Without hard evidence to the contrary, I’m ready to grit my teeth and accept Trump as our legitimate president for the sake of national unity, just as I hoped America would unite behind President Barack Obama, whether they voted for him or not.
I also suspect that Lewis, not being a stupid man by any means, knows Trump is “legitimate,” at least in the constitutionally legal sense. But moral legitimacy? That’s in the eye of the beholder.
Therefore, I understand the rough justice to Trump Lewis’ sentiments present. A lot of hard feelings endure from Trump’s relentless challenges to Obama legitimacy as president. Once again, it appeared, a man of color was being told to walk a longer mile than his predecessors, who all happened to be white.
Trump didn’t help himself with his Twitter tirade about Lewis during the Rev. Martin Luther King Jr. Day weekend, no less. “Congressman John Lewis should spend more time on fixing and helping his district,” he tweeted , “which is in horrible shape and falling apart (not to … mention crime infested) rather than falsely complaining about the election results. All talk, talk, talk - no action or results. Sad!”
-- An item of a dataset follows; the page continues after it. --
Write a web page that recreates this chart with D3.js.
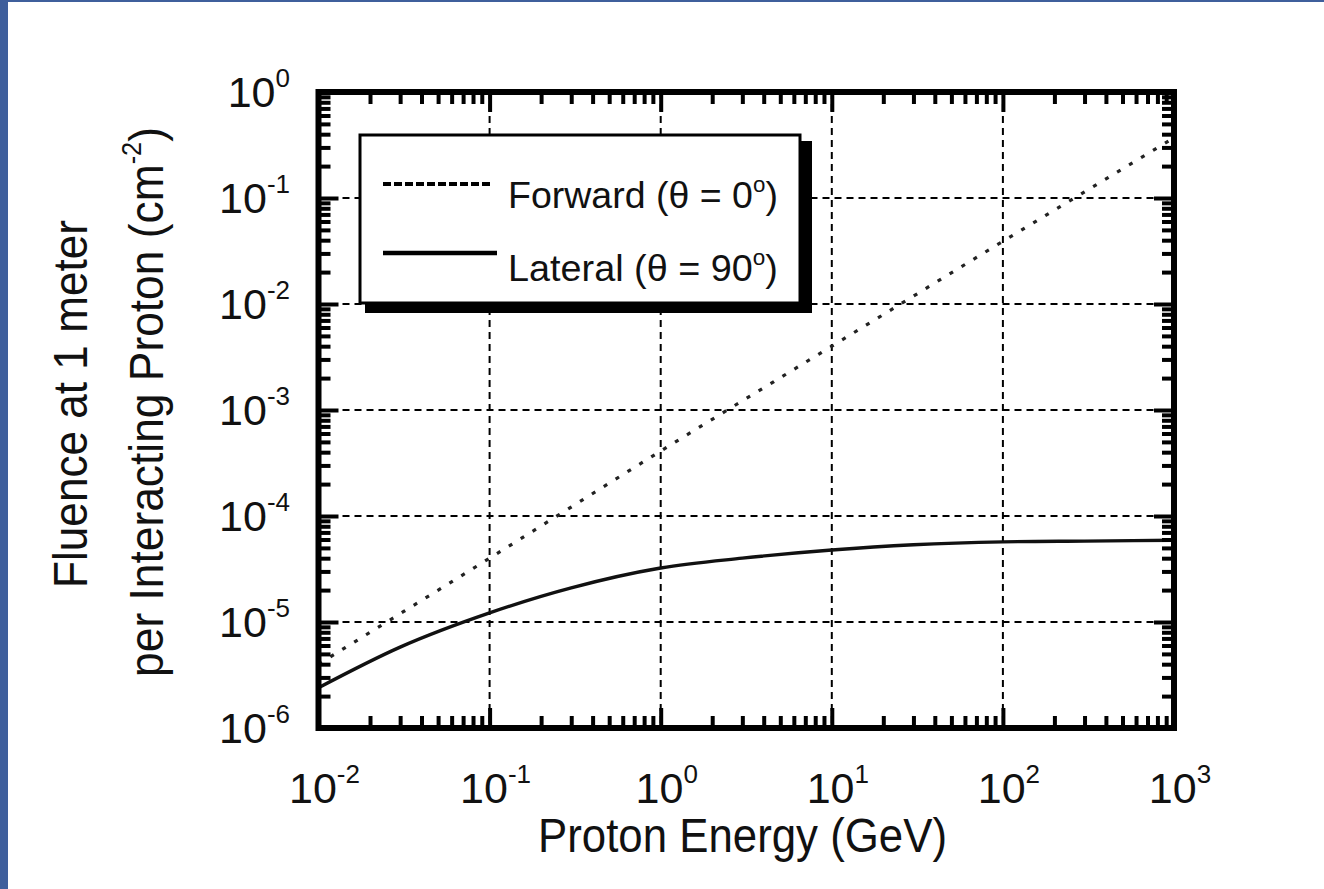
<!DOCTYPE html>
<html>
<head>
<meta charset="utf-8">
<script src="https://cdn.jsdelivr.net/npm/d3@7"></script>
<style>
html, body { margin: 0; padding: 0; background: #fff; }
svg { display: block; }
text { font-family: "Liberation Sans", Arial, Helvetica, sans-serif; fill: #111; }
</style>
</head>
<body>
<svg id="chart"></svg>
<script>
// data
var lateralEnergy = [0.01, 0.03, 0.1, 0.3, 1, 3, 10, 30, 100, 300, 1000];
var lateral = [2.4e-6, 5.8e-6, 1.22e-5, 2.1e-5, 3.23e-5, 4.0e-5, 4.78e-5, 5.35e-5, 5.7e-5, 5.8e-5, 5.9e-5];
var forwardEnergy = [0.01, 0.1, 1, 10, 100, 1000];
var forward = [4.0e-6, 4.0e-5, 4.1e-4, 4.0e-3, 3.9e-2, 0.37];
var xTickExp = [-2, -1, 0, 1, 2, 3];
var yTickExp = [0, -1, -2, -3, -4, -5, -6];
var legendNames = ['Forward', 'Lateral'];
var legendAngles = ['0', '90'];
var xTitle = 'Proton Energy (GeV)';
var yTitle1 = 'Fluence at 1 meter';
var yTitle2 = 'per Interacting Proton (cm';

var W = 1324, H = 889;
var blue = '#3f5f9c';

var svg = d3.select('#chart').attr('width', W).attr('height', H);
svg.append('rect').attr('width', W).attr('height', H).attr('fill', '#fff');
svg.append('rect').attr('width', 8).attr('height', H).attr('fill', blue);
svg.append('rect').attr('width', W).attr('height', 2).attr('fill', blue);

var pLeft = 318.5, pRight = 1174, pTop = 92, pBottom = 728;
var x = d3.scaleLog().domain([1e-2, 1e3]).range([pLeft, pRight]);
var y = d3.scaleLog().domain([1e-6, 1]).range([pBottom, pTop]);

var xMajor = xTickExp.map(function(e) { return Math.pow(10, e); });
var yMajor = yTickExp.map(function(e) { return Math.pow(10, e); });
function isPow10(v) { var l = Math.log10(v); return Math.abs(l - Math.round(l)) < 1e-9; }
var xMinor = x.ticks().filter(function(v) { return !isPow10(v); });
var yMinor = y.ticks().filter(function(v) { return !isPow10(v); });

// grid
var grid = svg.append('g').attr('stroke', '#000').attr('stroke-width', 2).attr('stroke-dasharray', '7,5');
grid.selectAll('.vg').data(xMajor.slice(1, -1)).enter().append('line')
  .attr('x1', function(d) { return x(d); }).attr('x2', function(d) { return x(d); })
  .attr('y1', pTop).attr('y2', pBottom);
grid.selectAll('.hg').data(yMajor.slice(1, -1)).enter().append('line')
  .attr('y1', function(d) { return y(d); }).attr('y2', function(d) { return y(d); })
  .attr('x1', pLeft).attr('x2', pRight);

// curves
var line = d3.line()
  .x(function(d) { return x(d[0]); })
  .y(function(d) { return y(d[1]); })
  .curve(d3.curveMonotoneX);

svg.append('path')
  .datum(forwardEnergy.map(function(e, i) { return [e, forward[i]]; }))
  .attr('d', line).attr('fill', 'none').attr('stroke', '#222')
  .attr('stroke-width', 3.2).attr('stroke-dasharray', '4,10');

svg.append('path')
  .datum(lateralEnergy.map(function(e, i) { return [e, lateral[i]]; }))
  .attr('d', line).attr('fill', 'none').attr('stroke', '#111')
  .attr('stroke-width', 3.4);

// ticks on all four sides, pointing inward
function drawAxis(axis, tx, ty) {
  var g = svg.append('g').attr('transform', 'translate(' + tx + ',' + ty + ')').call(axis);
  g.select('.domain').remove();
  g.selectAll('.tick text').remove();
  g.selectAll('.tick line').attr('stroke', '#000').attr('stroke-width', 4);
}
[[xMinor, 12], [xMajor, 20]].forEach(function(p) {
  drawAxis(d3.axisBottom(x).tickValues(p[0]).tickSize(-p[1]), 0, pBottom);
  drawAxis(d3.axisTop(x).tickValues(p[0]).tickSize(-p[1]), 0, pTop);
});
[[yMinor, 12], [yMajor, 20]].forEach(function(p) {
  drawAxis(d3.axisLeft(y).tickValues(p[0]).tickSize(-p[1]), pLeft, 0);
  drawAxis(d3.axisRight(y).tickValues(p[0]).tickSize(-p[1]), pRight, 0);
});

// frame
svg.append('rect').attr('x', pLeft).attr('y', pTop)
  .attr('width', pRight - pLeft).attr('height', pBottom - pTop)
  .attr('fill', 'none').attr('stroke', '#000').attr('stroke-width', 6);

// tick labels
function powLabel(g, e) {
  g.append('tspan').text('10');
  g.append('tspan').attr('dy', -20).attr('font-size', 26).text(String(e));
}
xTickExp.forEach(function(e, i) {
  var t = svg.append('text').attr('x', x(xMajor[i]) + 6).attr('y', 803)
    .attr('text-anchor', 'middle').attr('font-size', 43);
  powLabel(t, e);
});
yTickExp.forEach(function(e, i) {
  var t = svg.append('text').attr('x', 290).attr('y', y(yMajor[i]) + 15)
    .attr('text-anchor', 'end').attr('font-size', 43);
  powLabel(t, e);
});

// squeeze text horizontally to the width seen in the picture
function fit(t, width) {
  var w = t.node().getComputedTextLength();
  t.attr('transform', 'scale(' + (width / w) + ',1)');
}

var xt = svg.append('g').attr('transform', 'translate(742.5,852)')
  .append('text').attr('text-anchor', 'middle').attr('font-size', 49).text(xTitle);
fit(xt, 409);

var y1 = svg.append('g').attr('transform', 'translate(87,404) rotate(-90)')
  .append('text').attr('text-anchor', 'middle').attr('font-size', 49).text(yTitle1);
fit(y1, 368);

var y2 = svg.append('g').attr('transform', 'translate(163,402) rotate(-90)')
  .append('text').attr('text-anchor', 'middle').attr('font-size', 49);
y2.append('tspan').text(yTitle2);
y2.append('tspan').attr('dy', -22).attr('font-size', 28).text('-2');
y2.append('tspan').attr('dy', 22).text(')');
fit(y2, 550);

// legend
var lg = svg.append('g');
lg.append('rect').attr('x', 365).attr('y', 141).attr('width', 447).attr('height', 172).attr('fill', '#000');
lg.append('rect').attr('x', 360).attr('y', 135).attr('width', 440).attr('height', 168)
  .attr('fill', '#fff').attr('stroke', '#000').attr('stroke-width', 3);

var sampleY = [184, 253];
var textY = [208, 281];
lg.append('line').attr('x1', 383).attr('x2', 493).attr('y1', sampleY[0]).attr('y2', sampleY[0])
  .attr('stroke', '#000').attr('stroke-width', 4).attr('stroke-dasharray', '8,3');
lg.append('line').attr('x1', 383).attr('x2', 497).attr('y1', sampleY[1]).attr('y2', sampleY[1])
  .attr('stroke', '#000').attr('stroke-width', 4.5);

legendNames.forEach(function(name, i) {
  var t = lg.append('g').attr('transform', 'translate(508,' + textY[i] + ')')
    .append('text').attr('font-size', 37);
  t.append('tspan').text(name + ' (\u03b8 = ' + legendAngles[i]);
  t.append('tspan').attr('dy', -16).attr('font-size', 22).text('o');
  t.append('tspan').attr('dy', 16).text(')');
  fit(t, 270);
});
</script>
</body>
</html>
What’s really sad is Trump’s attempt to dismiss Lewis as “all talk, talk, talk,” which only reveals the big-bucks developer and reality TV host’s ignorance of the landmark civil rights improvements that Lewis helped to bring about at great personal sacrifice, a quality Trump has yet to show in his own public life.
And Lewis’ district, which includes most of Atlanta, has some impoverished sections but it also includes Emory University, Morehouse University and upscale neighborhoods like the famous Buckhead.
Forty percent of the district’s residents have college degrees, according to 2015 Census Bureau figures cited by PolitiFact. That’s way ahead of the state average of 28.8 percent and the national average of 29.8 percent.
But the existence of social and economic success in a district represented by a liberal black man apparently doesn’t fit in Trump’s urban narrative, which seems to have been shaped by 1970s black-exploitation movies.
Trump seldom has let facts get in the way of a good smear job, and he’s not about to stop now, even as he is about to become president.
Still, as good Americans, we should support our newly elected president in good faith, even as we criticize his ways — and look ahead to the next election.